__Given information__.

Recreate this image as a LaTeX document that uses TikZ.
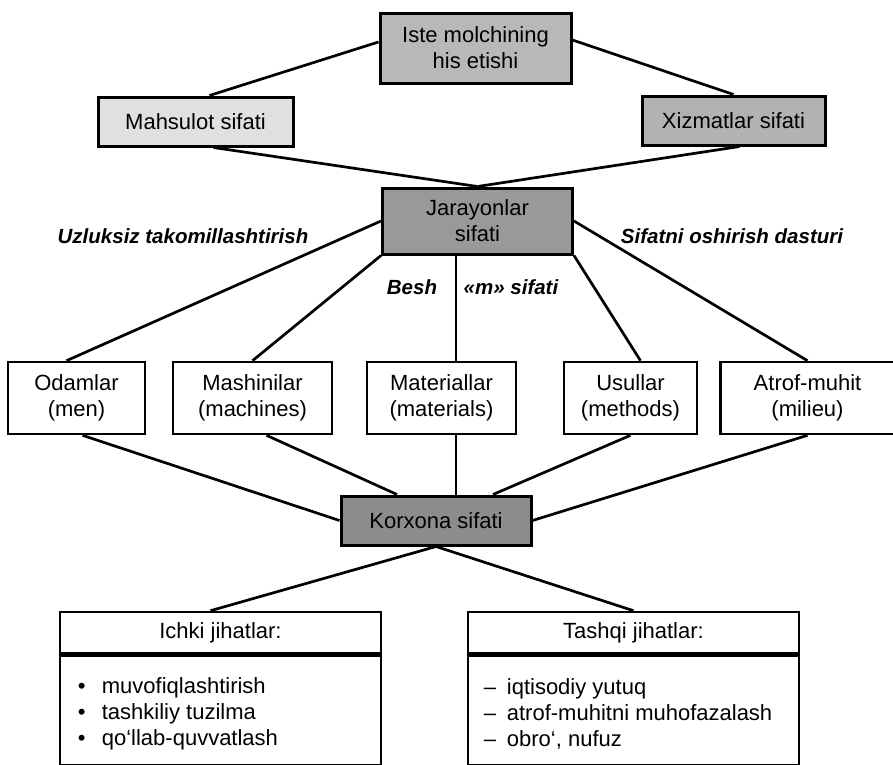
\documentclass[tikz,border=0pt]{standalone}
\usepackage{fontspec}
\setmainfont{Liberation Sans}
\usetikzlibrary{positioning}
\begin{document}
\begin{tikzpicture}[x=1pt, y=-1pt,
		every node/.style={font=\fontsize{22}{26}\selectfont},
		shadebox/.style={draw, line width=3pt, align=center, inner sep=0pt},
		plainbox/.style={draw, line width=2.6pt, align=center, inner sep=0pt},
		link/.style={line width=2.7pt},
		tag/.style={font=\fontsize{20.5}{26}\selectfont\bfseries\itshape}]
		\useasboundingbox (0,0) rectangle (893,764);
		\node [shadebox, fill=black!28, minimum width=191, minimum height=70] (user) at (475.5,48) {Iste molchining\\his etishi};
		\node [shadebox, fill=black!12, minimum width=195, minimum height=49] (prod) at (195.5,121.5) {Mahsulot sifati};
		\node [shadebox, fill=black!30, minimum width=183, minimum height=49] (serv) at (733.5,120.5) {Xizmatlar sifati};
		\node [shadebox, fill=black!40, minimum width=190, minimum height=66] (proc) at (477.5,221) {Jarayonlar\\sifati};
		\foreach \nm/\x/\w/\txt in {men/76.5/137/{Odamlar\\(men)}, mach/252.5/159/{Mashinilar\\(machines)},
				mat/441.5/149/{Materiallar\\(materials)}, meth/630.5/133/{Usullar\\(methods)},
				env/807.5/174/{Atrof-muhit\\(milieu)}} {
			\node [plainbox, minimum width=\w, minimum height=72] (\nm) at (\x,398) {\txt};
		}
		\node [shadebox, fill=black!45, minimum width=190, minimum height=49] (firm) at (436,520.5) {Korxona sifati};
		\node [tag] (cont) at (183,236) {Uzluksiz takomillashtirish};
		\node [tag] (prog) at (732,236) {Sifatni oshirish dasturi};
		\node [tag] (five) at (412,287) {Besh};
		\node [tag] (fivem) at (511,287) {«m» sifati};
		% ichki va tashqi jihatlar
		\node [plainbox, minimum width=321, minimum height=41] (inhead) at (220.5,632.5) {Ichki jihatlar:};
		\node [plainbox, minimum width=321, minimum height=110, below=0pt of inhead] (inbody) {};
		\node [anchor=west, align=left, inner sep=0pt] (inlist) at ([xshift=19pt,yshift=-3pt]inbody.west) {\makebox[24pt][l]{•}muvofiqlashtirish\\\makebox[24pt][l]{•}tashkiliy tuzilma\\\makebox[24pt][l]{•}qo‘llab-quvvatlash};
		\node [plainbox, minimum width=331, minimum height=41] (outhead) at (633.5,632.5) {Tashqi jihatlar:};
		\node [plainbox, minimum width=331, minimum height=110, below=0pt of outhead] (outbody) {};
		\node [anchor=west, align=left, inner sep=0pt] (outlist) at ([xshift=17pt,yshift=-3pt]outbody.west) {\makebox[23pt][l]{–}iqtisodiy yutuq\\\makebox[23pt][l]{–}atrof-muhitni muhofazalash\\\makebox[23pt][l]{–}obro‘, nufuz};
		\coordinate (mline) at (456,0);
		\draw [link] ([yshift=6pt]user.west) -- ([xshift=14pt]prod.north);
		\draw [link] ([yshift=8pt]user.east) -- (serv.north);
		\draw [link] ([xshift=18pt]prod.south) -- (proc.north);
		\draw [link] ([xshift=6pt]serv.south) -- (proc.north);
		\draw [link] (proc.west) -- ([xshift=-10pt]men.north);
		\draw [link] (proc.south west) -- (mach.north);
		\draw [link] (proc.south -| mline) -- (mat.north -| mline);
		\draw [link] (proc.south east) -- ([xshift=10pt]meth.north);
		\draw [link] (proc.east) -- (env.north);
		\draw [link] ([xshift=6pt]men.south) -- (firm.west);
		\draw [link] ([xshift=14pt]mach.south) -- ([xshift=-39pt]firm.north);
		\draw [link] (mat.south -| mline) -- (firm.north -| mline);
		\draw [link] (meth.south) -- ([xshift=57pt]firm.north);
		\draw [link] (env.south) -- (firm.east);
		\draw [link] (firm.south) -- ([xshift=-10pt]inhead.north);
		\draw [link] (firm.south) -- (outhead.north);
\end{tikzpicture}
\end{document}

__Required work__. Return the listing above unchanged, apart from dropping its pictures.

__Complete output__.
Recreate this image as a LaTeX document that uses TikZ.
\documentclass[tikz,border=0pt]{standalone}
\usepackage{fontspec}
\setmainfont{Liberation Sans}
\usetikzlibrary{positioning}
\begin{document}
\begin{tikzpicture}[x=1pt, y=-1pt,
		every node/.style={font=\fontsize{22}{26}\selectfont},
		shadebox/.style={draw, line width=3pt, align=center, inner sep=0pt},
		plainbox/.style={draw, line width=2.6pt, align=center, inner sep=0pt},
		link/.style={line width=2.7pt},
		tag/.style={font=\fontsize{20.5}{26}\selectfont\bfseries\itshape}]
		\useasboundingbox (0,0) rectangle (893,764);
		\node [shadebox, fill=black!28, minimum width=191, minimum height=70] (user) at (475.5,48) {Iste molchining\\his etishi};
		\node [shadebox, fill=black!12, minimum width=195, minimum height=49] (prod) at (195.5,121.5) {Mahsulot sifati};
		\node [shadebox, fill=black!30, minimum width=183, minimum height=49] (serv) at (733.5,120.5) {Xizmatlar sifati};
		\node [shadebox, fill=black!40, minimum width=190, minimum height=66] (proc) at (477.5,221) {Jarayonlar\\sifati};
		\foreach \nm/\x/\w/\txt in {men/76.5/137/{Odamlar\\(men)}, mach/252.5/159/{Mashinilar\\(machines)},
				mat/441.5/149/{Materiallar\\(materials)}, meth/630.5/133/{Usullar\\(methods)},
				env/807.5/174/{Atrof-muhit\\(milieu)}} {
			\node [plainbox, minimum width=\w, minimum height=72] (\nm) at (\x,398) {\txt};
		}
		\node [shadebox, fill=black!45, minimum width=190, minimum height=49] (firm) at (436,520.5) {Korxona sifati};
		\node [tag] (cont) at (183,236) {Uzluksiz takomillashtirish};
		\node [tag] (prog) at (732,236) {Sifatni oshirish dasturi};
		\node [tag] (five) at (412,287) {Besh};
		\node [tag] (fivem) at (511,287) {«m» sifati};
		% ichki va tashqi jihatlar
		\node [plainbox, minimum width=321, minimum height=41] (inhead) at (220.5,632.5) {Ichki jihatlar:};
		\node [plainbox, minimum width=321, minimum height=110, below=0pt of inhead] (inbody) {};
		\node [anchor=west, align=left, inner sep=0pt] (inlist) at ([xshift=19pt,yshift=-3pt]inbody.west) {\makebox[24pt][l]{•}muvofiqlashtirish\\\makebox[24pt][l]{•}tashkiliy tuzilma\\\makebox[24pt][l]{•}qo‘llab-quvvatlash};
		\node [plainbox, minimum width=331, minimum height=41] (outhead) at (633.5,632.5) {Tashqi jihatlar:};
		\node [plainbox, minimum width=331, minimum height=110, below=0pt of outhead] (outbody) {};
		\node [anchor=west, align=left, inner sep=0pt] (outlist) at ([xshift=17pt,yshift=-3pt]outbody.west) {\makebox[23pt][l]{–}iqtisodiy yutuq\\\makebox[23pt][l]{–}atrof-muhitni muhofazalash\\\makebox[23pt][l]{–}obro‘, nufuz};
		\coordinate (mline) at (456,0);
		\draw [link] ([yshift=6pt]user.west) -- ([xshift=14pt]prod.north);
		\draw [link] ([yshift=8pt]user.east) -- (serv.north);
		\draw [link] ([xshift=18pt]prod.south) -- (proc.north);
		\draw [link] ([xshift=6pt]serv.south) -- (proc.north);
		\draw [link] (proc.west) -- ([xshift=-10pt]men.north);
		\draw [link] (proc.south west) -- (mach.north);
		\draw [link] (proc.south -| mline) -- (mat.north -| mline);
		\draw [link] (proc.south east) -- ([xshift=10pt]meth.north);
		\draw [link] (proc.east) -- (env.north);
		\draw [link] ([xshift=6pt]men.south) -- (firm.west);
		\draw [link] ([xshift=14pt]mach.south) -- ([xshift=-39pt]firm.north);
		\draw [link] (mat.south -| mline) -- (firm.north -| mline);
		\draw [link] (meth.south) -- ([xshift=57pt]firm.north);
		\draw [link] (env.south) -- (firm.east);
		\draw [link] (firm.south) -- ([xshift=-10pt]inhead.north);
		\draw [link] (firm.south) -- (outhead.north);
\end{tikzpicture}
\end{document}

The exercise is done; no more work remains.